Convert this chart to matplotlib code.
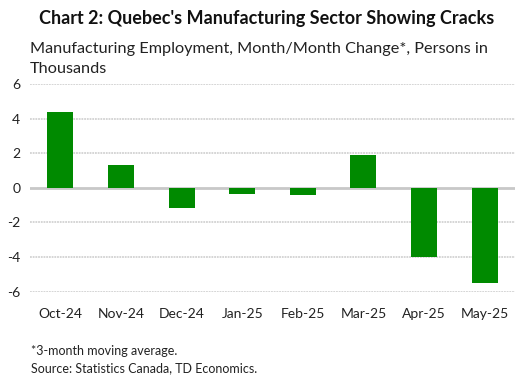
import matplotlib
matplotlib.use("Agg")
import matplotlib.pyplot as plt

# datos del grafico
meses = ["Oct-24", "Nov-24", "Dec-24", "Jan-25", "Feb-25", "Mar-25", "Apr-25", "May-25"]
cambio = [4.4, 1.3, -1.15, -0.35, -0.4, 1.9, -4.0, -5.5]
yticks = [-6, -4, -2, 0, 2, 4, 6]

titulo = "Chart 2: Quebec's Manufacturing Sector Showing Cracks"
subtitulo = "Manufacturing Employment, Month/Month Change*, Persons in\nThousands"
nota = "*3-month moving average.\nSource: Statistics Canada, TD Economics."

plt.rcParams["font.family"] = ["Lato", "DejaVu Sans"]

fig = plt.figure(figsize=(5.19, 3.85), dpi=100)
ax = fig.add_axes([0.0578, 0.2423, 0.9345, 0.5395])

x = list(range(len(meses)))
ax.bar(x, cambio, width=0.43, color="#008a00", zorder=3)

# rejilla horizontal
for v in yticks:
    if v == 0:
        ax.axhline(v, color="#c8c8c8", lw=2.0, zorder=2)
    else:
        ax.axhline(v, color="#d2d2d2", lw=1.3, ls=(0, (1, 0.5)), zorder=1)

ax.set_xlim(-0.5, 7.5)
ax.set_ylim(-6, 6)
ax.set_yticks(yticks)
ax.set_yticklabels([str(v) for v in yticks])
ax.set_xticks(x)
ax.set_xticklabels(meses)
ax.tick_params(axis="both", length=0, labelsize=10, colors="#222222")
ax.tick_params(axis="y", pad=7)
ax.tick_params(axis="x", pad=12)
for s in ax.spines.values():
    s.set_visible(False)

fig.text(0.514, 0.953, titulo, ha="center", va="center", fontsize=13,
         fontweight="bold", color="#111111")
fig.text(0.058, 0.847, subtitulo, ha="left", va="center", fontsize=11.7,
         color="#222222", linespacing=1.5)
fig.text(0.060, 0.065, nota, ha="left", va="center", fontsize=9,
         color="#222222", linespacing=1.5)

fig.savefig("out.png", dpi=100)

◆ ◆ ◆ ◆ ◆

PROBLEM DETAILS: Your copy of the data should match it exactly, except that pictures are left out.

REPLY:
Convert this chart to matplotlib code.
import matplotlib
matplotlib.use("Agg")
import matplotlib.pyplot as plt

# datos del grafico
meses = ["Oct-24", "Nov-24", "Dec-24", "Jan-25", "Feb-25", "Mar-25", "Apr-25", "May-25"]
cambio = [4.4, 1.3, -1.15, -0.35, -0.4, 1.9, -4.0, -5.5]
yticks = [-6, -4, -2, 0, 2, 4, 6]

titulo = "Chart 2: Quebec's Manufacturing Sector Showing Cracks"
subtitulo = "Manufacturing Employment, Month/Month Change*, Persons in\nThousands"
nota = "*3-month moving average.\nSource: Statistics Canada, TD Economics."

plt.rcParams["font.family"] = ["Lato", "DejaVu Sans"]

fig = plt.figure(figsize=(5.19, 3.85), dpi=100)
ax = fig.add_axes([0.0578, 0.2423, 0.9345, 0.5395])

x = list(range(len(meses)))
ax.bar(x, cambio, width=0.43, color="#008a00", zorder=3)

# rejilla horizontal
for v in yticks:
    if v == 0:
        ax.axhline(v, color="#c8c8c8", lw=2.0, zorder=2)
    else:
        ax.axhline(v, color="#d2d2d2", lw=1.3, ls=(0, (1, 0.5)), zorder=1)

ax.set_xlim(-0.5, 7.5)
ax.set_ylim(-6, 6)
ax.set_yticks(yticks)
ax.set_yticklabels([str(v) for v in yticks])
ax.set_xticks(x)
ax.set_xticklabels(meses)
ax.tick_params(axis="both", length=0, labelsize=10, colors="#222222")
ax.tick_params(axis="y", pad=7)
ax.tick_params(axis="x", pad=12)
for s in ax.spines.values():
    s.set_visible(False)

fig.text(0.514, 0.953, titulo, ha="center", va="center", fontsize=13,
         fontweight="bold", color="#111111")
fig.text(0.058, 0.847, subtitulo, ha="left", va="center", fontsize=11.7,
         color="#222222", linespacing=1.5)
fig.text(0.060, 0.065, nota, ha="left", va="center", fontsize=9,
         color="#222222", linespacing=1.5)

fig.savefig("out.png", dpi=100)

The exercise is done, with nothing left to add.